* _Directions for this task_: Print exactly the lines below between the line containing "Generate a web" and the line containing "const AXIS_COLOR = '#4a4a4a';", counting both of those lines. Leave pictures out.
(begin)
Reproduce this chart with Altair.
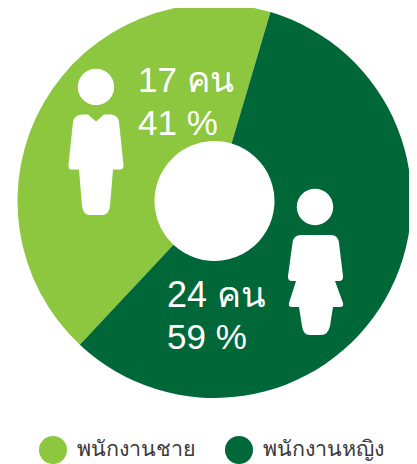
import math
import altair as alt
import pandas as pd

categories = ["พนักงานชาย", "พนักงานหญิง"]
arc_share = [42.6, 57.4]          # slice sizes as drawn in the picture
count_labels = ["17 คน", "24 คน"]
percent_labels = ["41 %", "59 %"]
colors = ["#8DC63F", "#006838"]

W, H = 401, 456
OX, OY = 8, 8
CX, CY = 214.5 - OX, 201 - OY
START = math.radians(16.5)


def icon(cmds, cx, cy):
    out = []
    for c in cmds:
        op, pts = c[0], c[1:]
        vals = []
        for i in range(0, len(pts), 2):
            vals += [f"{(pts[i]-cx)/100:.3f}", f"{(pts[i+1]-cy)/100:.3f}"]
        out.append(op + " ".join(vals))
    return " ".join(out) + " Z"


def head(cx, cy, r=18.2):
    return (f"M{-r/100:.3f} 0 A{r/100:.3f} {r/100:.3f} 0 1 1 {r/100:.3f} 0 "
            f"A{r/100:.3f} {r/100:.3f} 0 1 1 {-r/100:.3f} 0 Z ")


MAN = head(0, 0) + icon([
    ("M", 82, 114.5), ("L", 88, 114.5), ("L", 96, 121.5), ("L", 104, 114.5), ("L", 111, 114.5),
    ("Q", 118, 115, 119, 122), ("L", 123.5, 165), ("Q", 124, 169, 120, 169.5), ("L", 113, 169.5),
    ("L", 110, 206), ("Q", 109, 215, 102, 215), ("L", 90, 215), ("Q", 83, 215, 82, 206),
    ("L", 79, 169.5), ("L", 71, 169.5), ("Q", 68, 169, 68.5, 165), ("L", 73, 122), ("Q", 74, 115, 82, 114.5),
], 96, 87)

WOMAN = head(0, 0) + icon([
    ("M", 301, 235), ("L", 331, 235), ("Q", 338, 235, 339, 243), ("L", 343, 276),
    ("Q", 343.5, 281, 339, 281), ("L", 335, 281), ("L", 343, 303), ("Q", 344, 307, 340, 307),
    ("L", 333, 307), ("L", 330, 326), ("Q", 328, 335, 321, 335), ("L", 310, 335),
    ("Q", 303, 335, 302, 326), ("L", 299, 307), ("L", 292, 307), ("Q", 288, 307, 289, 303),
    ("L", 296, 281), ("L", 292, 281), ("Q", 287.5, 281, 288, 276), ("L", 292.5, 243), ("Q", 293.5, 235, 301, 235),
], 315, 207)

df = pd.DataFrame({"cat": categories, "share": arc_share, "ord": [1, 0]})

arc = alt.Chart(df).mark_arc(innerRadius=60, outerRadius=197, strokeWidth=0).encode(
    x=alt.value(CX), y=alt.value(CY),
    theta=alt.Theta("share:Q", stack=True,
                    scale=alt.Scale(domain=[0, 100], range=[START, START + 2 * math.pi])),
    order=alt.Order("ord:Q"),
    color=alt.Color("cat:N", scale=alt.Scale(domain=categories, range=colors),
                    legend=alt.Legend(
                        title=None, orient="none", legendX=53 - 14 - OX, legendY=436 - OY,
                        direction="horizontal", columns=2, symbolType="circle", symbolSize=784,
                        symbolStrokeWidth=0, labelFont="Liberation Sans", labelFontSize=21.5,
                        labelColor="#3a3a3a", labelOffset=10, columnPadding=29, labelLimit=200)),
)


def label(txt, x, y, size=35):
    return alt.Chart(pd.DataFrame({"t": [txt]})).mark_text(
        font="Liberation Sans", fontSize=size, color="white", align="left", baseline="alphabetic"
    ).encode(text="t:N", x=alt.value(x - OX), y=alt.value(y - OY))


def figure(path, x, y):
    return alt.Chart(pd.DataFrame({"a": [0]})).mark_point(
        shape=path, size=40000, filled=True, fill="white", opacity=1, strokeWidth=0
    ).encode(x=alt.value(x - OX), y=alt.value(y - OY))


chart = alt.layer(
    arc,
    figure(MAN, 96, 87),
    figure(WOMAN, 315, 207),
    label(count_labels[0], 138, 92),
    label(percent_labels[0], 138, 135),
    label(count_labels[1], 167, 307, 36),
    label(percent_labels[1], 167, 349),
).properties(width=W, height=H, padding=0, autosize=alt.AutoSizeParams(type="none")
).configure_view(stroke=None)

chart.save("out.html", embed_options={"renderer": "svg", "actions": False})
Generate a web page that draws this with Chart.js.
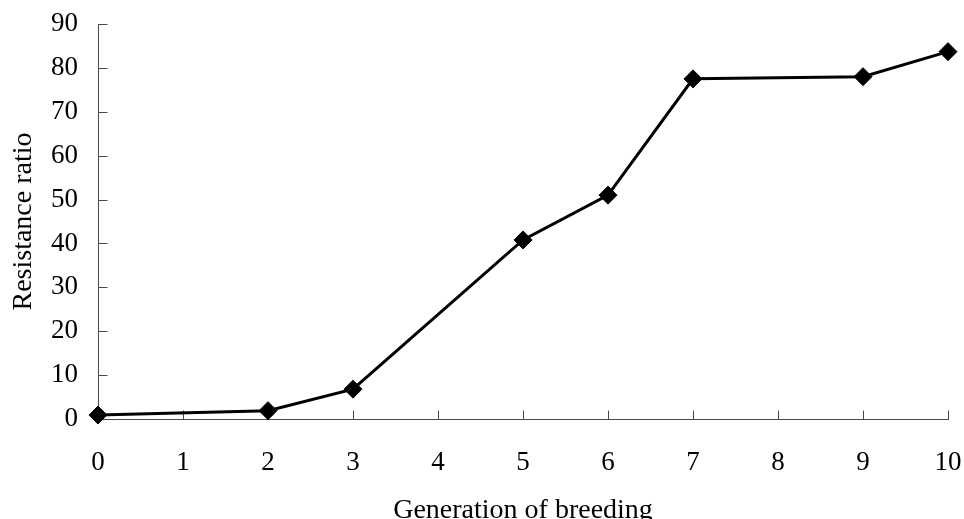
<!DOCTYPE html>
<html>
<head>
<meta charset="utf-8">
<script src="https://cdn.jsdelivr.net/npm/chart.js@4/dist/chart.umd.min.js"></script>
<style>
  html, body { margin: 0; padding: 0; background: #fff; overflow: hidden; }
  #wrap { width: 964px; height: 519px; }
</style>
</head>
<body>
<div id="wrap"><canvas id="c" width="964" height="519"></canvas></div>
<script>
const generations = [0, 2, 3, 5, 6, 7, 9, 10];
const resistanceRatio = [0.9, 1.9, 6.8, 40.8, 51, 77.5, 78, 83.7];
const xTickValues = [0, 1, 2, 3, 4, 5, 6, 7, 8, 9, 10];
const yTickValues = [0, 10, 20, 30, 40, 50, 60, 70, 80, 90];

const points = generations.map((g, i) => ({ x: g, y: resistanceRatio[i] }));
const FONT = "'Liberation Serif', 'Times New Roman', serif";
const AXIS_COLOR = '#4a4a4a';

const inwardTicks = {
  id: 'inwardTicks',
  beforeDatasetsDraw(chart) {
    const ctx = chart.ctx;
    const xs = chart.scales.x, ys = chart.scales.y;
    ctx.save();
    ctx.strokeStyle = AXIS_COLOR;
    ctx.lineWidth = 1;
    const yBase = Math.round(ys.getPixelForValue(0)) + 0.5;
    xTickValues.forEach(v => {
      if (v === 0) return;
      const px = Math.round(xs.getPixelForValue(v)) + 0.5;
      ctx.beginPath();
      ctx.moveTo(px, yBase);
      ctx.lineTo(px, yBase - 9);
      ctx.stroke();
    });
    const xBase = Math.round(xs.getPixelForValue(0)) + 0.5;
    yTickValues.forEach(v => {
      if (v === 0) return;
      const py = Math.round(ys.getPixelForValue(v)) + 0.5;
      ctx.beginPath();
      ctx.moveTo(xBase, py);
      ctx.lineTo(xBase + 9, py);
      ctx.stroke();
    });
    ctx.restore();
  }
};

function zeroPad(s) {
  s.paddingTop = 0; s.paddingBottom = 0; s.paddingLeft = 0; s.paddingRight = 0;
}

new Chart(document.getElementById('c'), {
  type: 'line',
  data: {
    datasets: [{
      data: points,
      borderColor: '#000',
      backgroundColor: '#000',
      borderWidth: 3,
      pointStyle: 'rectRot',
      pointRadius: 9,
      pointBorderWidth: 1,
      pointBackgroundColor: '#000',
      pointBorderColor: '#000',
      tension: 0,
      clip: false
    }]
  },
  options: {
    responsive: false,
    animation: false,
    events: [],
    layout: { padding: { left: 0, right: 16, top: 24, bottom: 0 } },
    plugins: { legend: { display: false }, tooltip: { enabled: false } },
    scales: {
      x: {
        type: 'linear',
        min: 0, max: 10,
        afterBuildTicks: (s) => { s.ticks = xTickValues.map(v => ({ value: v })); },
        afterFit: (s) => { s.height = 100; zeroPad(s); },
        grid: { display: false, drawTicks: false },
        border: { display: true, color: AXIS_COLOR, width: 1 },
        ticks: { color: '#000', padding: 28, font: { family: FONT, size: 27 }, maxRotation: 0, autoSkip: false },
        title: { display: true, text: 'Generation of breeding', color: '#000', font: { family: FONT, size: 28 }, padding: { top: 0, bottom: -8 } }
      },
      y: {
        type: 'linear',
        min: 0, max: 90,
        afterBuildTicks: (s) => { s.ticks = yTickValues.map(v => ({ value: v })); },
        afterFit: (s) => { s.width = 98; zeroPad(s); },
        grid: { display: false, drawTicks: false },
        border: { display: true, color: AXIS_COLOR, width: 1 },
        ticks: { color: '#000', padding: 20, font: { family: FONT, size: 27 } },
        title: { display: true, text: 'Resistance ratio', color: '#000', font: { family: FONT, size: 28 }, padding: { top: 7, bottom: 0 } }
      }
    }
  },
  plugins: [inwardTicks]
});
</script>
</body>
</html>
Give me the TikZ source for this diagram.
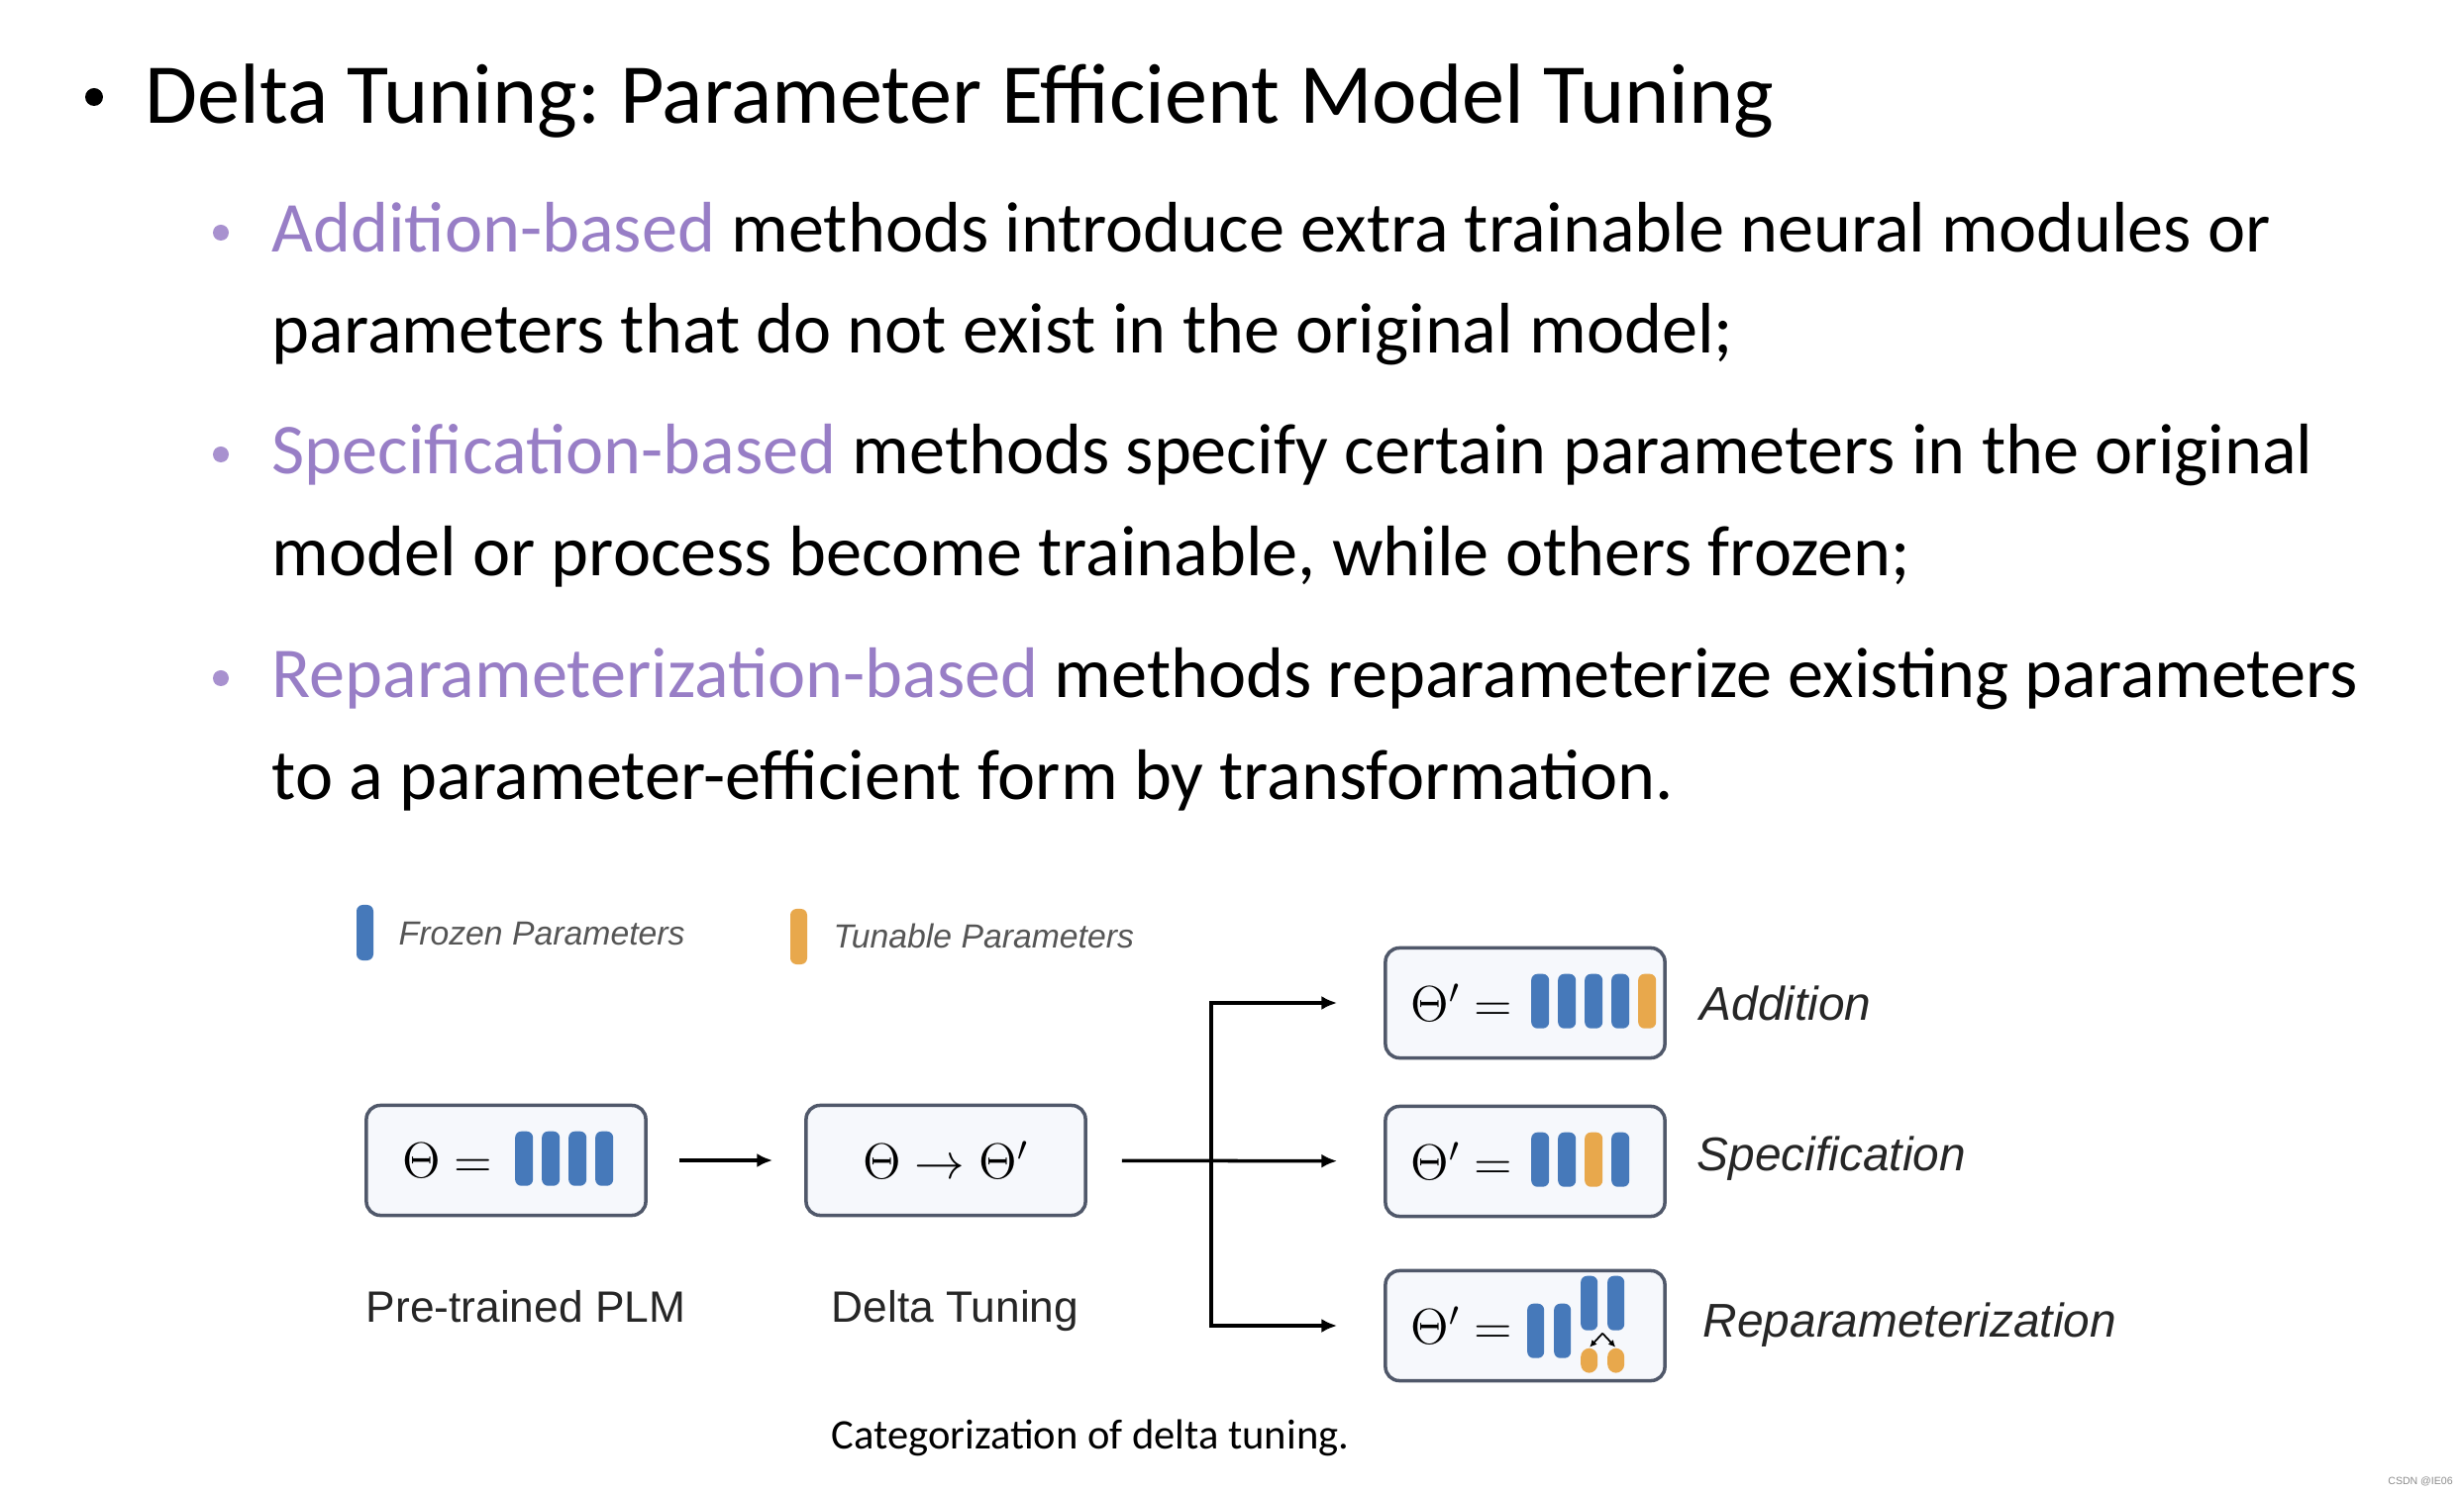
\documentclass[tikz,border=0pt]{standalone}
\usepackage{fontspec}
\setmainfont{Carlito}
\newfontfamily\figfont{Liberation Sans}
\usetikzlibrary{arrows.meta}
\definecolor{basedpurple}{RGB}{152,126,198}
\definecolor{frozenblue}{RGB}{70,121,186}
\definecolor{tunableorange}{RGB}{232,168,76}
\definecolor{boxline}{RGB}{80,88,106}
\definecolor{boxfill}{RGB}{246,248,252}
\definecolor{legendgray}{RGB}{85,85,85}
\frenchspacing
\begin{document}
\begin{tikzpicture}[x=0.01cm,y=-0.01cm,
    slide/.style={anchor=base west,inner sep=0pt,font=\fontsize{20.55}{24}\selectfont},
    pbox/.style={draw=boxline,line width=1pt,fill=boxfill,rounded corners=4pt,
        minimum width=2.82cm,minimum height=1.11cm,inner sep=0pt},
    eq/.style={anchor=east,inner sep=0pt,font=\fontsize{14}{16}\selectfont},
    frozen/.style={fill=frozenblue,rounded corners=1.8pt},
    tunable/.style={fill=tunableorange,rounded corners=1.8pt},
    flow/.style={line width=1pt,-{Latex[length=4.5pt,width=4pt]}},
    legend/.style={anchor=west,inner sep=0pt,text=legendgray,
        font=\figfont\itshape\fontsize{9.6}{11}\selectfont},
    caption/.style={anchor=base west,inner sep=0pt,text=black!85,
        font=\figfont\fontsize{12.6}{15}\selectfont},
    tag/.style={anchor=west,inner sep=0pt,text=black!85,
        font=\figfont\itshape\fontsize{13.6}{16}\selectfont}]

\fill[white] (0,0) rectangle (2488,1510);
\useasboundingbox (0,0) rectangle (2488,1510);

% heading
\fill (95,98) circle (9);
\node[anchor=base west,inner sep=0pt,font=\fontsize{24.5}{28}\selectfont] (title) at (146,125)
    {Delta Tuning: Parameter Efficient Model Tuning};

% three kinds of methods
\foreach \y in {235,459,685}
    \fill[basedpurple!85] (223,\y) circle (8);
\node[slide] (addA) at (274,255) {\textcolor{basedpurple}{Addition-based} methods introduce extra trainable neural modules or};
\node[slide] (addB) at (274,357) {parameters that do not exist in the original model;};
\node[slide] (specA) at (274,479) {\textcolor{basedpurple}{Specification-based} methods specify certain parameters in the original};
\node[slide] (specB) at (274,582) {model or process become trainable, while others frozen;};
\node[slide] (repA) at (274,705) {\textcolor{basedpurple}{Reparameterization-based} methods reparameterize existing parameters};
\node[slide] (repB) at (274,808) {to a parameter-efficient form by transformation.};

% legend
\fill[frozen] (360,914) rectangle (377,970);
\node[legend] (frozenkey) at (402,943) {Frozen Parameters};
\fill[tunable] (798,918) rectangle (815,974);
\node[legend] (tunablekey) at (841,945) {Tunable Parameters};

% boxes
\node[pbox] (plm) at (511,1172) {};
\node[eq] at ([xshift=1.30cm]plm.west) {$\Theta=$};
\begin{scope}[shift={(plm.north west)}]
    \foreach \i in {0,...,3}
        \fill[frozen] (152+27*\i,28) rectangle ++(18,55);
\end{scope}

\node[pbox,font=\fontsize{14}{16}\selectfont] (delta) at (955,1172) {$\Theta\to\Theta'$};

\node[pbox] (add) at (1540,1013) {};
\node[eq] at ([xshift=1.31cm]add.west) {$\Theta'=$};
\begin{scope}[shift={(add.north west)}]
    \foreach \i in {0,...,3}
        \fill[frozen] (149+27*\i,28) rectangle ++(18,55);
    \fill[tunable] (149+27*4,28) rectangle ++(18,55);
\end{scope}

\node[pbox] (spec) at (1540,1173) {};
\node[eq] at ([xshift=1.31cm]spec.west) {$\Theta'=$};
\begin{scope}[shift={(spec.north west)}]
    \foreach \i/\c in {0/frozen,1/frozen,2/tunable,3/frozen}
        \fill[\c] (149+27*\i,28) rectangle ++(18,55);
\end{scope}

\node[pbox] (rep) at (1540,1339) {};
\node[eq] at ([xshift=1.31cm]rep.west) {$\Theta'=$};
\begin{scope}[shift={(rep.north west)}]
    \foreach \i in {0,1} {
        \fill[frozen] (145+27*\i,35) rectangle ++(17,55);
        \fill[frozen] (199+27*\i,7) rectangle ++(17,55);
        \fill[tunable,rounded corners=2.5pt] (199+27*\i,80) rectangle ++(17,25);
    }
    \draw[line width=0.5pt,-{Latex[length=2pt,width=2pt]}] (221,65) -- (208,79);
    \draw[line width=0.5pt,-{Latex[length=2pt,width=2pt]}] (221,65) -- (234,79);
\end{scope}

% connectors
\coordinate (split) at (1223,1173);
\draw[flow,shorten <=0.32cm,shorten >=0.32cm] (plm) -- (delta);
\draw[flow,shorten <=0.35cm,shorten >=0.47cm] (delta) -- (spec);
\draw[flow,shorten >=0.47cm] (split) |- (add);
\draw[flow,shorten >=0.47cm] (split) |- (rep);

% labels
\node[tag] (addtag) at (1716,1013) {Addition};
\node[tag] (spectag) at (1713,1170) {Specification};
\node[tag] (reptag) at (1719,1338) {Reparameterization};
\node[caption] (plmcap) at (369,1335) {Pre-trained PLM};
\node[caption] (deltacap) at (839,1335) {Delta Tuning};
\node[anchor=base west,inner sep=0pt,font=\fontsize{12.1}{14}\selectfont] (figcap) at (839,1463)
    {Categorization of delta tuning.};
\node[inner sep=0pt,text=black!45,font=\figfont\fontsize{3}{4}\selectfont] (mark) at (2444,1496) {CSDN @IE06};
\end{tikzpicture}
\end{document}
(end)
* _Response to this exercise_:
Generate a web page that draws this with Chart.js.
<!DOCTYPE html>
<html>
<head>
<meta charset="utf-8">
<script src="https://cdn.jsdelivr.net/npm/chart.js@4/dist/chart.umd.min.js"></script>
<style>
  html, body { margin: 0; padding: 0; background: #fff; overflow: hidden; }
  #wrap { width: 964px; height: 519px; }
</style>
</head>
<body>
<div id="wrap"><canvas id="c" width="964" height="519"></canvas></div>
<script>
const generations = [0, 2, 3, 5, 6, 7, 9, 10];
const resistanceRatio = [0.9, 1.9, 6.8, 40.8, 51, 77.5, 78, 83.7];
const xTickValues = [0, 1, 2, 3, 4, 5, 6, 7, 8, 9, 10];
const yTickValues = [0, 10, 20, 30, 40, 50, 60, 70, 80, 90];

const points = generations.map((g, i) => ({ x: g, y: resistanceRatio[i] }));
const FONT = "'Liberation Serif', 'Times New Roman', serif";
const AXIS_COLOR = '#4a4a4a';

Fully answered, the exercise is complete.